I spent most of my day celebrating excellence in government today and in a true government project fashion, it cost way too much and lasted much longer than we expected. I promise that's the last joke I'll make about federal employees. (At least for today)
Ryan was recently named a finalist in the Greater Boston Federal Executive Board's Excellence in Government Award for Creativity and Innovation. He's been working on a project for years to help the CG more efficiently and effectively target safety and fishery law violations. It's taken countless hours of his time to define the problem, learn the computer language coding, develop, test, run, document and maintain the program. None of it is a duty in his job description, and in fact, he's done all of this innovation while still running the day to day executive operations of the CGC Grand Isle as XO. You could say I'm more than just a little proud of his accomplishments. I'd brag about him all day, but I'm not sure how much of what he does is secret.
Unfortunately, Ryan's program was edged out by a worker at the Volpe Transportation Center's initiative to reduce reuse and recycle. It apparently saved them $98,000 last year. I'm not as impressed as I should be, but I'm probably biased.
There were awards for public servants and community service. Two of the most notable:
The Senator Paul E. Tsongas Award for Exemplary Community Service went to Father Paul O'Brien who runs Cor Unum in Lawrence, MA. It warms my heart to see what his hard work and dedication to service through Christ has done for his community. Thinking back to my days volunteering at Open-M in Akron, OH, I know serving food to hungry people is so much more than filling a stomach. I'm inspired to get involved again, since I shamefully haven't served our brothers and sisters in years. It could just be hormones, but I cried when Father O'Brien spoke about the children who come to Cor Unum by themselves.
Another award, the Outstanding Federal Volunteer award went to Anne Sullivan, a volunteer at the VA Boston Healthcare System. Anne is 86 and has completed 10,000 hours of service over the last 20 years, serving our vetrans when they are most vulnerable. Again, the tears sprung to my eyes. The bureaucracy surrounding the VA system is frustrating to anyone, and to have a kind volunteer to help guide you through the process is such a blessing. I can only hope to be that dedicated to serving our community when I'm 86.

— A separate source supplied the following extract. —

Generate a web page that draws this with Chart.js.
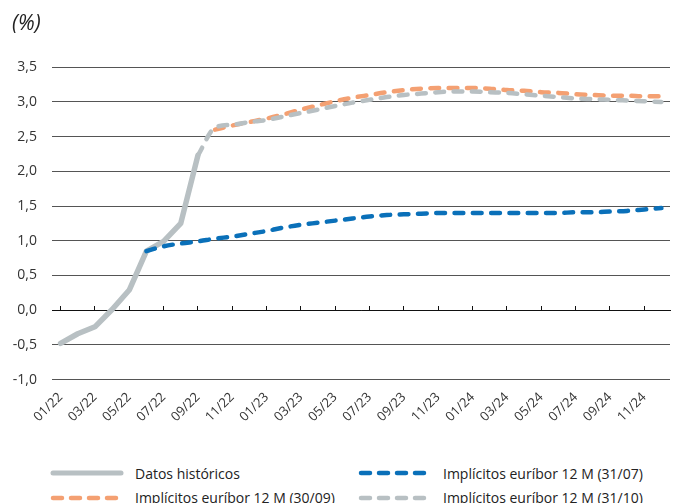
<!DOCTYPE html>
<html lang="es">
<head>
<meta charset="utf-8">
<script src="https://cdn.jsdelivr.net/npm/chart.js@4/dist/chart.umd.min.js"></script>
<style>
  html, body { margin: 0; padding: 0; background: #fff; }
  #wrap { position: relative; width: 683px; height: 503px; font-family: "Open Sans", sans-serif; }
  #box { position: absolute; left: 0; top: 0; width: 683px; height: 456px; }
  #legend { position: absolute; left: 50px; top: 464px; width: 630px;
            display: grid; grid-template-columns: 308px 320px; row-gap: 6.5px;
            font-size: 14px; color: #222; }
  .item { display: flex; align-items: center; height: 18px; white-space: nowrap; }
  .item svg { margin-right: 11px; flex: none; }
</style>
</head>
<body>
<div id="wrap">
  <div id="box"><canvas id="c"></canvas></div>
  <div id="legend"></div>
</div>
<script>
// Months January 2022 - December 2024
const months = [
  '01/22','02/22','03/22','04/22','05/22','06/22','07/22','08/22','09/22','10/22','11/22','12/22',
  '01/23','02/23','03/23','04/23','05/23','06/23','07/23','08/23','09/23','10/23','11/23','12/23',
  '01/24','02/24','03/24','04/24','05/24','06/24','07/24','08/24','09/24','10/24','11/24','12/24'
];

// Y axis ticks (%)
const yTicks = [-1.0, -0.5, 0.0, 0.5, 1.0, 1.5, 2.0, 2.5, 3.0, 3.5];

// Monthly Euribor 12M average (historical)
const historico = [-0.48, -0.34, -0.24, 0.01, 0.29, 0.85, 0.99, 1.25, 2.23,
  null, null, null, null, null, null, null, null, null, null, null, null, null, null, null,
  null, null, null, null, null, null, null, null, null, null, null, null];

// Market-implied Euribor 12M, curve of 31/07
const impl3107 = [null, null, null, null, null, 0.85, 0.92, 0.96, 0.99, 1.03, 1.06, 1.10,
  1.14, 1.19, 1.23, 1.26, 1.29, 1.32, 1.35, 1.37, 1.38, 1.39, 1.40, 1.40,
  1.40, 1.40, 1.40, 1.40, 1.40, 1.40, 1.41, 1.41, 1.42, 1.43, 1.45, 1.47];

// Market-implied Euribor 12M, curve of 30/09
const impl3009 = [null, null, null, null, null, null, null, null, null, 2.60, 2.66, 2.71,
  2.76, 2.82, 2.89, 2.95, 3.01, 3.06, 3.10, 3.14, 3.17, 3.19, 3.20, 3.20,
  3.20, 3.19, 3.17, 3.16, 3.14, 3.13, 3.11, 3.10, 3.09, 3.09, 3.08, 3.08];

// Market-implied Euribor 12M, curve of 31/10
const impl3110 = [null, null, null, null, null, null, null, null, 2.23, 2.63, 2.67, 2.71,
  2.74, 2.79, 2.84, 2.89, 2.94, 2.99, 3.03, 3.07, 3.10, 3.12, 3.14, 3.15,
  3.15, 3.14, 3.13, 3.11, 3.09, 3.07, 3.05, 3.04, 3.03, 3.02, 3.01, 3.00];

const GREY = '#b8c0c3';
const BLUE = '#0a70b9';
const ORANGE = '#f4a072';
const DASH = [8.8, 9.5];

const datasets = [
  { label: 'Datos históricos', data: historico, borderColor: GREY, borderWidth: 5.5,
    tension: 0, order: 4, legendDash: null },
  { label: 'Implícitos euríbor 12 M (31/07)', data: impl3107, borderColor: BLUE, borderWidth: 4.5,
    borderDash: DASH, cubicInterpolationMode: 'monotone', order: 1, legendDash: true },
  { label: 'Implícitos euríbor 12 M (30/09)', data: impl3009, borderColor: ORANGE, borderWidth: 4.5,
    borderDash: DASH, cubicInterpolationMode: 'monotone', order: 3, legendDash: true },
  { label: 'Implícitos euríbor 12 M (31/10)', data: impl3110, borderColor: GREY, borderWidth: 4.5,
    borderDash: DASH, cubicInterpolationMode: 'monotone', order: 2, legendDash: true }
];
datasets.forEach(d => {
  d.pointRadius = 0; d.pointHoverRadius = 0; d.fill = false;
  d.borderCapStyle = 'round'; d.borderJoinStyle = 'round'; d.spanGaps = false;
});

const fmt = v => v.toFixed(1).replace('.', ',');

const chart = new Chart(document.getElementById('c'), {
  type: 'line',
  data: { labels: months, datasets },
  options: {
    responsive: true,
    maintainAspectRatio: false,
    animation: false,
    layout: { autoPadding: false, padding: { left: 12, right: 13, top: 0, bottom: 21 } },
    plugins: {
      legend: { display: false },
      tooltip: { enabled: false },
      title: {
        display: true, text: '(%)', align: 'start', color: '#222',
        font: { family: 'Open Sans', size: 21, style: 'italic', weight: 'normal' },
        padding: { top: 11, bottom: 31 }
      }
    },
    scales: {
      x: {
        type: 'category', position: 'bottom', offset: true,
        grid: { display: false, drawTicks: false },
        border: { display: false },
        ticks: {
          autoSkip: false, maxRotation: 45, minRotation: 45, padding: 10,
          color: '#333', font: { family: 'Open Sans', size: 13 },
          callback: (v, i) => (i % 2 === 0 ? months[i] : '')
        }
      },
      x0: {
        type: 'category', position: { y: 0 }, offset: true,
        grid: {
          drawOnChartArea: false, drawTicks: true, tickLength: -5, lineWidth: 1,
          color: ctx => (ctx.index === undefined || ctx.index % 2 === 0) ? '#111' : 'rgba(0,0,0,0)'
        },
        border: { display: true, color: '#111', width: 1 },
        ticks: { display: false }
      },
      y: {
        min: yTicks[0], max: yTicks[yTicks.length - 1],
        afterBuildTicks: axis => { axis.ticks = yTicks.map(v => ({ value: v })); },
        afterFit: axis => { axis.width = 40; },
        grid: { color: '#555', lineWidth: 1, drawTicks: false },
        border: { display: false },
        ticks: {
          padding: 15, color: '#333', font: { family: 'Open Sans', size: 14 },
          callback: v => fmt(v)
        }
      }
    }
  }
});

// Legend built from the chart's datasets
const legend = document.getElementById('legend');
const legendOrder = [0, 1, 2, 3];
legendOrder.forEach(i => {
  const ds = chart.data.datasets[i];
  const item = document.createElement('div');
  item.className = 'item';
  const ns = 'http://www.w3.org/2000/svg';
  const svg = document.createElementNS(ns, 'svg');
  svg.setAttribute('width', '74'); svg.setAttribute('height', '8');
  const ln = document.createElementNS(ns, 'line');
  ln.setAttribute('x1', '3'); ln.setAttribute('x2', ds.legendDash ? '67' : '71');
  ln.setAttribute('y1', '4'); ln.setAttribute('y2', '4');
  ln.setAttribute('stroke', ds.borderColor);
  ln.setAttribute('stroke-width', ds.legendDash ? '4.5' : '5');
  ln.setAttribute('stroke-linecap', 'round');
  if (ds.legendDash) ln.setAttribute('stroke-dasharray', '9 9');
  svg.appendChild(ln);
  item.appendChild(svg);
  const t = document.createElement('span');
  t.textContent = ds.label;
  item.appendChild(t);
  legend.appendChild(item);
});
</script>
</body>
</html>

In the end, I find it amusing that neither of the most moving awards of the day went to actual federal employees, but that goes back to my belief that anytime you get the government involved in something useful the government only messes it up. Oh, wait, sorry, I promised I would keep this clean and free of political jokes.
Please join me in thanking all of the nominees, finalists and recipients of the 2011 Excellence in Government Awards (especially my awesome husband who should have won!)